La nouvelle échelle du temps rebat les cartes, mais que l'être-humain soit soumis à la tyrannie des apparences n'a rien de nouveau. Cela a été, cela est et cela sera ! La vraie question est de savoir comment l'on peut rendre cela plus acceptable au regard de la notion de risque.
Autrefois, l'aristocratie française - hommes et femmes confondus - s'éclaircissait la peau avec du blanc de céruse, un pigment blanc à base de plomb, bien que les effets délétères de ce métal fussent parfaitement connus. On aura attendu la fin du dix-huitième siècle pour commencer à l'interdire. Aujourd'hui, nous sommes dans un tout autre rapport au risque. La douleur, les risques qui peuvent avoir des effets délétères, on ne les accepte plus. Les gens veulent tout ce qu'ils peuvent obtenir, jusqu'à la déraison.
On veut aujourd'hui encadrer les risques. Or, la lutte contre l'inné et l'inéluctable est un facteur de démocratisation. Nous ne naissons pas tous avec les mêmes atouts. Pourquoi les moins chanceux ne bénéficieraient-ils pas d'un joker ? Encore faut-il que ce soit un vrai joker, qui ne se transforme pas en calamité, en risque réel. La chirurgie esthétique ne bénéficie pas de la réflexion qu'elle mérite. On la condamne trop vite, alors qu'elle peut renforcer l'égalité des chances. Il en va de même de la lutte contre le vieillissement. Où doit s'arrêter la prévention ? Aujourd'hui on donne aux gens des conseils diététiques, on leur dit de faire du sport, de guetter le moindre symptôme de maladie... Pourquoi ne guetteraient-ils pas aussi l'apparition de rides ? Il existe une continuité entre la prévention de la maladie et les actes de maintien de soi, entre la santé et l'apparence. Notre corps appelle la maintenance.

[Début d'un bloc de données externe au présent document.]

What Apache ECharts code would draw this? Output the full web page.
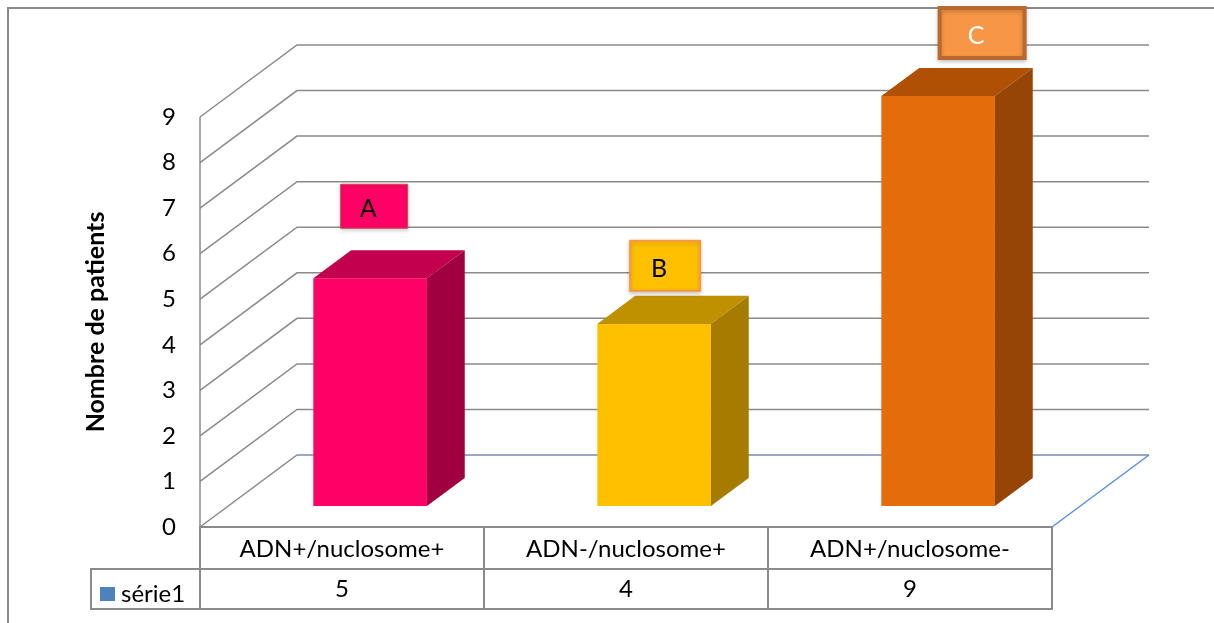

Mais ce processus entraîne de vrais risques. Un risque social d'abord, qui consiste à ne pas donner à toutes les générations les mêmes chances. Dans notre société, les plus âgés ont un patrimoine et des revenus plus importants. Ils vont voir les mêmes films que les jeunes, s'habillent à peu près de la même façon. Pour la génération montante, définir un nouveau canon de beauté, aimer ce que la génération précédente a détesté est une manière d'exister : ainsi se comprend la mode du tatouage. C'est l'histoire du vingtième siècle : on a vu arriver des générations tous les dix ans qui ont inventé un nouveau canon de beauté pour se faire une place au soleil. Quelle générosité a-t-on par rapport aux nouvelles générations ? Dans cette société qui à certains égards s'apparente à une gérontocratie, si les plus âgés sont volontiers généreux avec leurs propres enfants, en tant que génération ils ont du mal à faire une place aux générations montantes. C'est une question nouvelle. On ne peut en vouloir à ceux qui luttent contre l'inéluctable pour améliorer leur vie. Mais savoir ce que l'on donne à ses enfants, les privilèges qu'on leur laisse, c'est un problème d'équilibre entre générations.
Un autre risque tient à l'hyperintégration des normes : c'est un phénomène vieux comme le monde, mais par le passé on n'avait pas le moyen d'aller bien loin. Aujourd'hui que les moyens techniques existent, les plus fragiles psychologiquement, ceux qui n'ont pas la distance nécessaire à l'égard de la norme sociale sont prêts à tout pour s'y conformer. Il faut identifier les populations à risque : de même que les adolescentes sont sujettes à l'anorexie, certaines femmes prennent des risques considérables pour ne pas vieillir, et chez les adolescents la scarification confine parfois à la mutilation.
De tout temps on a transformé son corps, mais aujourd'hui on le fait sous le régime de la marchandise : d'où l'importance de contrôler et de réglementer les transactions et les produits, mais en faisant l'économie de la moralisation. Quelle est la responsabilité des de l'industriel et comment l'encadrer ? Quels produits autoriser ? Comment réglementer les intervenants ? Cela vaut tant pour la médecine que pour la chirurgie esthétiques.